When Frankie paraded Mostahdaf in front of the stands, he got the sort of reception mainly reserved for music stars. They know their racing in the north and realized they had witnessed a top performance from the world’s best-known jockey.
“It is my last Ebor meeting and it’s amazing to win six internationals and beat Lester Piggott’s record,” commented Frankie who did his usual flying dismount in the winners enclosure.
Aidan O’Brien felt he might have “pulled the elastic band too long” suggesting Paddington hadn’t been given enough time to recover after his Goodwood win.
The Frankie Dettori show rolled out of town on Saturday night after the Ebor which was won for a second year running by the Italian – will we ever see his like again?
It’s been interesting following the Equus awards saga regarding the Middle Distance Horse award where the case for See It Again has been put quite clearly to everyone by racing journo and Turf Talk editor, David Thiselton.

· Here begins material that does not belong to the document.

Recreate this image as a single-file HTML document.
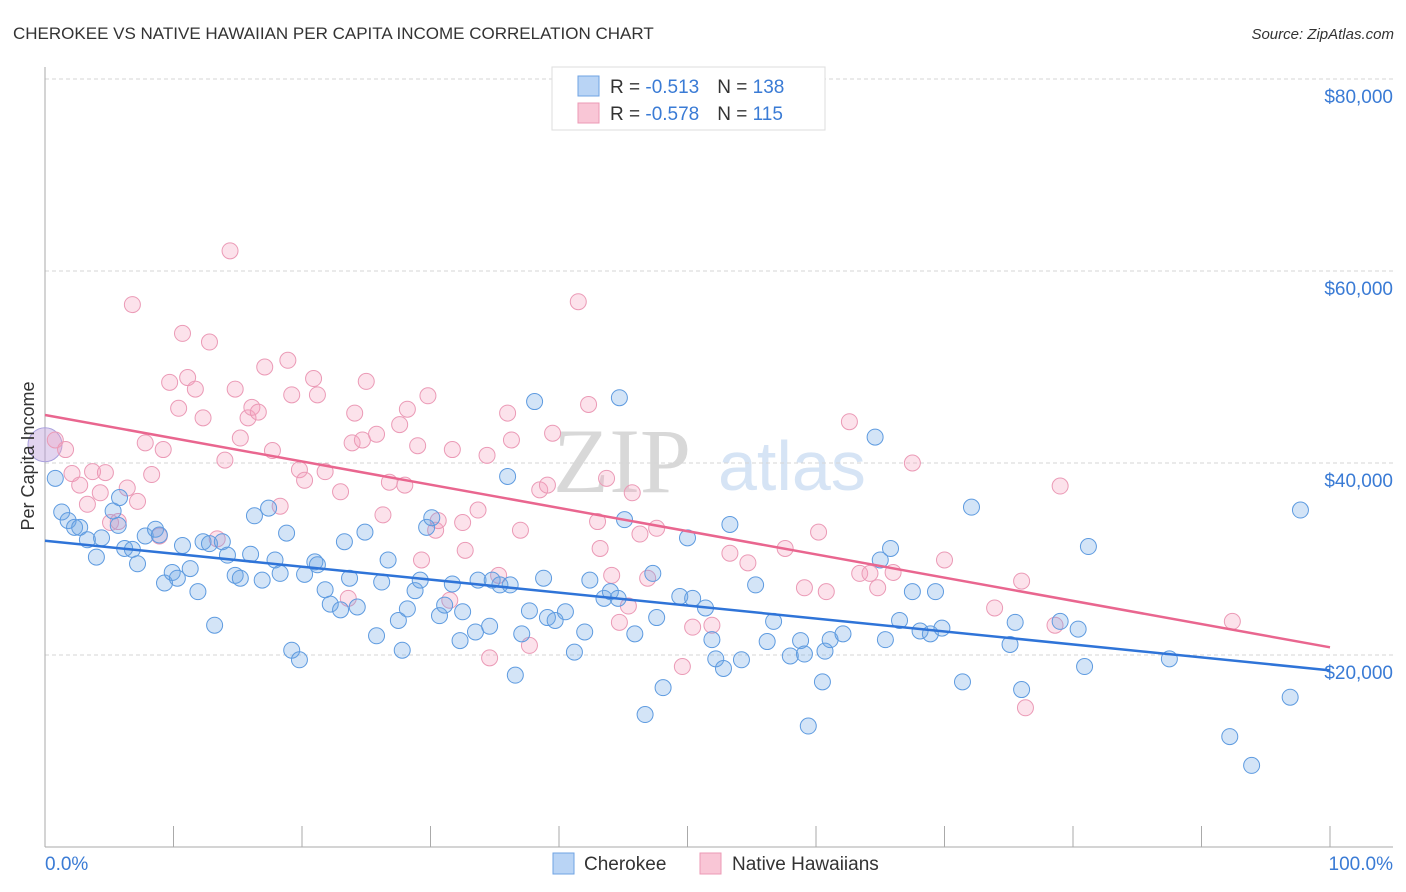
<!DOCTYPE html>
<html><head><meta charset="utf-8"><style>
body{margin:0;background:#fff;font-family:"Liberation Sans",sans-serif;}
svg{display:block}
</style></head><body>
<svg id="chart" width="1406" height="892" xmlns="http://www.w3.org/2000/svg">
<text x="13" y="39" font-size="17" fill="#333" font-family="Liberation Sans, sans-serif">CHEROKEE VS NATIVE HAWAIIAN PER CAPITA INCOME CORRELATION CHART</text>
<text x="1394" y="39" font-size="15" fill="#333" font-style="italic" text-anchor="end">Source: ZipAtlas.com</text>
<g>
<text x="553" y="492" font-size="92" fill="#d8d8d8" font-family="Liberation Serif, serif">ZIP</text>
<text x="718" y="490" font-size="70" fill="#d6e4f5">atlas</text>
</g>
<g id="grid"></g>
<g id="axes"></g>
<g id="pts"></g>
<g id="lines"></g>
<text transform="translate(34,456) rotate(-90)" font-size="18" fill="#333" text-anchor="middle">Per Capita Income</text>
<g>
<rect x="552" y="67" width="273" height="63" fill="#fff" stroke="#ddd"/>
<rect x="578" y="76" width="21" height="20" fill="#b9d4f5" stroke="#6fa3e3"/>
<rect x="578" y="103" width="21" height="20" fill="#f9c6d6" stroke="#ec9ab5"/>
<text x="610" y="93" font-size="19" fill="#333">R = <tspan fill="#3a7bd5"> -0.513</tspan><tspan dx="18" fill="#333">N = </tspan><tspan fill="#3a7bd5">138</tspan></text>
<text x="610" y="120" font-size="19" fill="#333">R = <tspan fill="#3a7bd5">-0.578</tspan><tspan dx="18" fill="#333">N = </tspan><tspan fill="#3a7bd5"> 115</tspan></text>
</g>
<g>
<rect x="553" y="853" width="21" height="21" fill="#b9d4f5" stroke="#6fa3e3"/>
<text x="584" y="870" font-size="19" fill="#333">Cherokee</text>
<rect x="700" y="853" width="21" height="21" fill="#f9c6d6" stroke="#ec9ab5"/>
<text x="732" y="870" font-size="19" fill="#333">Native Hawaiians</text>
</g>
</svg>
<script>
const yTicks=[20000,40000,60000,80000];
const xTickPcts=[0,10,20,30,40,50,60,70,80,90,100];
const xLabels=["0.0%","100.0%"];
const cherokeeX=[0.8,1.3,1.8,2.3,2.7,3.3,4.0,4.4,5.3,5.7,5.8,6.2,6.8,7.2,7.8,8.6,8.9,9.3,9.9,10.3,10.7,11.3,11.9,12.3,12.8,13.2,13.8,14.2,14.8,15.2,16.0,16.3,16.9,17.4,17.9,18.3,18.8,19.2,19.8,20.2,21.0,21.2,21.8,22.2,23.0,23.3,23.7,24.3,24.9,25.8,26.2,26.7,27.5,27.8,28.2,28.8,29.2,29.7,30.1,30.7,31.1,31.7,32.3,32.5,33.5,33.7,34.6,34.8,35.4,36.0,36.2,36.6,37.1,37.7,38.1,38.8,39.1,39.7,40.5,41.2,42.0,42.4,43.5,44.0,44.6,44.7,45.1,45.9,46.7,47.3,47.6,48.1,49.4,50.0,50.4,51.4,51.9,52.2,52.8,53.3,54.2,55.3,56.2,56.7,58.0,58.8,59.1,59.4,60.5,60.7,61.1,62.1,64.6,65.0,65.4,65.8,66.5,67.5,68.1,68.9,69.3,69.8,71.4,72.1,75.1,75.5,76.0,79.0,80.4,80.9,81.2,87.5,92.2,93.9,96.9,97.7];
const cherokeeY=[38.4,34.9,34.0,33.3,33.3,32.0,30.2,32.2,35.0,33.5,36.4,31.1,31.0,29.5,32.4,33.1,32.5,27.5,28.6,28.0,31.4,29.0,26.6,31.8,31.6,23.1,31.8,30.4,28.3,28.0,30.5,34.5,27.8,35.3,29.9,28.5,32.7,20.5,19.5,28.4,29.7,29.4,26.8,25.3,24.7,31.8,28.0,25.0,32.8,22.0,27.6,29.9,23.6,20.5,24.8,26.7,27.8,33.3,34.3,24.1,25.2,27.4,21.5,24.5,22.4,27.8,23.0,27.8,27.3,38.6,27.3,17.9,22.2,24.6,46.4,28.0,23.9,23.6,24.5,20.3,22.4,27.8,25.9,26.6,25.9,46.8,34.1,22.2,13.8,28.5,23.9,16.6,26.1,32.2,25.9,24.9,21.6,19.6,18.6,33.6,19.5,27.3,21.4,23.5,19.9,21.5,20.1,12.6,17.2,20.4,21.6,22.2,42.7,29.9,21.6,31.1,23.6,26.6,22.5,22.2,26.6,22.8,17.2,35.4,21.1,23.4,16.4,23.5,22.7,18.8,31.3,19.6,11.5,8.5,15.6,35.1];
const hawaiianX=[0.8,1.6,2.1,2.7,3.3,3.7,4.3,4.7,5.1,5.7,6.4,6.8,7.2,7.8,8.3,8.9,9.2,9.7,10.4,10.7,11.1,11.7,12.3,12.8,13.4,14.0,14.4,14.8,15.2,15.8,16.1,16.6,17.1,17.7,18.3,18.9,19.2,19.8,20.2,20.9,21.2,21.8,23.0,23.6,24.1,23.9,24.7,25.0,25.8,26.3,26.8,27.6,28.0,28.2,29.0,29.3,29.8,30.4,30.6,31.5,31.7,32.5,32.7,33.7,34.4,34.6,35.3,36.0,36.3,37.0,37.7,38.5,39.1,39.5,41.5,42.3,43.0,43.2,43.7,44.1,44.7,45.4,45.7,46.3,46.9,47.6,49.6,50.4,51.9,53.3,54.7,57.6,59.1,60.2,60.8,62.6,63.4,64.2,64.8,66.0,67.5,70.0,73.9,76.0,76.3,78.6,79.0,92.4];
const hawaiianY=[42.4,41.4,38.9,37.7,35.7,39.1,36.9,39.0,33.8,33.9,37.4,56.5,36.0,42.1,38.8,32.4,41.4,48.4,45.7,53.5,48.9,47.7,44.7,52.6,32.1,40.3,62.1,47.7,42.6,44.7,45.8,45.3,50.0,41.3,35.5,50.7,47.1,39.3,38.2,48.8,47.1,39.1,37.0,25.9,45.2,42.1,42.4,48.5,43.0,34.6,38.0,44.0,37.7,45.6,41.8,29.9,47.0,33.0,34.0,25.7,41.4,33.8,30.9,35.1,40.8,19.7,28.3,45.2,42.4,33.0,21.0,37.2,37.7,43.1,56.8,46.1,33.9,31.1,38.4,28.3,23.4,25.1,36.9,32.6,28.0,33.2,18.8,22.9,23.1,30.6,29.6,31.1,27.0,32.8,26.6,44.3,28.5,28.5,27.0,28.6,40.0,29.9,24.9,27.7,14.5,23.1,37.6,23.5];
const cherokeeTrend=[31.9,18.4];
const hawaiianTrend=[45.0,20.8];
const bigPoint=[0,41.9];

const NS="http://www.w3.org/2000/svg";
const X0=45,X1=1330,YB=847,PXK=9.6;
function xs(p){return X0+(X1-X0)*p/100;}
function ys(k){return YB-k*PXK;}
function mk(t,a,parent){const e=document.createElementNS(NS,t);for(const k in a)e.setAttribute(k,a[k]);parent.appendChild(e);return e;}
const grid=document.getElementById('grid'),axes=document.getElementById('axes'),pts=document.getElementById('pts'),lines=document.getElementById('lines');
yTicks.forEach(v=>{
 const y=ys(v/1000);
 const l=mk('line',{x1:45,x2:1393,y1:y,y2:y,stroke:'#d6d6d6','stroke-dasharray':'4,3'},grid);
 
 
 const t=mk('text',{x:1393,y:y+24,'font-size':19,fill:'#3a7bd5','text-anchor':'end'},axes);
 t.textContent='$'+v.toLocaleString('en-US');
 
 
});
const ya=mk('line',{x1:45,x2:45,y1:67,y2:847,stroke:'#aaa'},axes);


const xa=mk('line',{x1:45,x2:1393,y1:847,y2:847,stroke:'#aaa'},axes);


xTickPcts.forEach(p=>{
 const l=mk('line',{x1:xs(p),x2:xs(p),y1:826,y2:847,stroke:'#aaa'},axes);
 
 
});
const xl0=mk('text',{x:45,y:870,'font-size':19,fill:'#3a7bd5'},axes);
xl0.textContent=xLabels[0];


const xl1=mk('text',{x:1393,y:870,'font-size':19,fill:'#3a7bd5','text-anchor':'end'},axes);
xl1.textContent=xLabels[1];



const bp=mk('circle',{cx:xs(bigPoint[0]),cy:ys(bigPoint[1]),r:17,fill:'rgba(190,160,220,0.45)',stroke:'#a9a0dd'},pts);


hawaiianX.forEach((x,i)=>{
 const c=mk('circle',{cx:xs(x),cy:ys(hawaiianY[i]),r:8,fill:'rgba(245,160,190,0.3)',stroke:'#eb9ab6','stroke-width':1},pts);
 
 
});
cherokeeX.forEach((x,i)=>{
 const c=mk('circle',{cx:xs(x),cy:ys(cherokeeY[i]),r:8,fill:'rgba(110,165,230,0.3)',stroke:'#5e9be0','stroke-width':1},pts);
 
 
});
const tb=mk('line',{x1:xs(0),y1:ys(cherokeeTrend[0]),x2:xs(100),y2:ys(cherokeeTrend[1]),stroke:'#2f74d8','stroke-width':2.5},lines);


const tp=mk('line',{x1:xs(0),y1:ys(hawaiianTrend[0]),x2:xs(100),y2:ys(hawaiianTrend[1]),stroke:'#e9668f','stroke-width':2.5},lines);


</script>
</body></html>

The latter pointed out that respected racing analyst Karel Miedema had rated See It Again’s second in the Hollywoodbets Durban July as “the best performance by any horse over any distance of the whole season.”
Thiselton’s view was that the decision to give the award to Winchester Mansion was “palpably wrong in the minds of just about everyone in the racing industry.”
So what’s the solution? First I would scrap the public vote in the awards – Joe Public knows who won the July but probably knows more about soccer and rugby than racing.
As far as the panel is concerned, it would certainly be nice to know who voted for Winchester Mansion. That is unlikely to be revealed but it may be time to ring the changes rather than have the same names on the panel every year.
Two gentlemen of huge standing I would like to see on the panel are Gary Player and retired top trainer, Mike Bass. I would put my money on them getting it right.